L'Ecole de Genève

La littérature est inconcevable sans ce qui la prolonge et l’interroge: la critique. Celle-ci ne se fait pas dans le vide et il arrive parfois qu’un département de littérature lui insuffle un esprit où se reconnaît un courant de pensée, une proximité d’intentions et de recherche. Albert Thibaudet (1874-1936) enseigna pendant plusieurs années à Genève et fut le maître de Marcel Raymond (1897-1981), qui lui succéda de 1937 à 1962. Une communauté de maîtres et d’élèves se forma autour de celui-ci, par delà les limites géographiques, avec Albert Béguin (1898-1957), Georges Poulet (1902-1991), Jean Rousset (1910-2002), Jean-Pierre Richard (1922-2019) et Jean Starobinski (1920-2019) : deux générations de critiques certes bien distincts les uns des autres, mais partageant une vision non dogmatique de la littérature, qui relie les faits littéraires à la conscience humaine tout en maintenant l’exigence d’une lecture attentive des œuvres. Ce fut Georges Poulet, au début des années 1960, qui eut l’idée d’appeler ce groupe «École de Genève». Cette école, ou plus exactement cet esprit, s’est perpétué et renouvelé à travers l’enseignement de Michel Butor, Lucien Dällenbach, Michel Jeanneret, Alain Grosrichard, Antoine Raybaud, Philippe Renaud.
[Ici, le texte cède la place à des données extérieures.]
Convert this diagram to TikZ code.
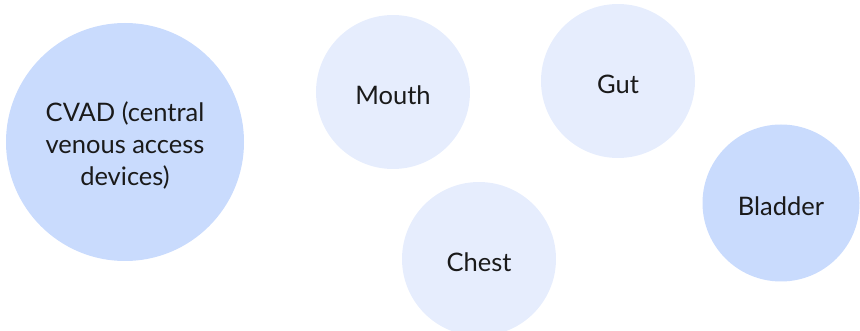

De maître à élève, de thèse en thèse, à travers les mutations du monde intellectuel et des institutions universitaires, l’équipe actuelle continue la tradition de l’«École de Genève»: l’enseignement et la recherche au Département de langue et de littérature françaises modernes visent à une critique ouverte qui confirme le souci constant de ne pas isoler la littérature des autres savoirs et de respecter en même temps sa spécificité en tant que phénomène de langage et de style.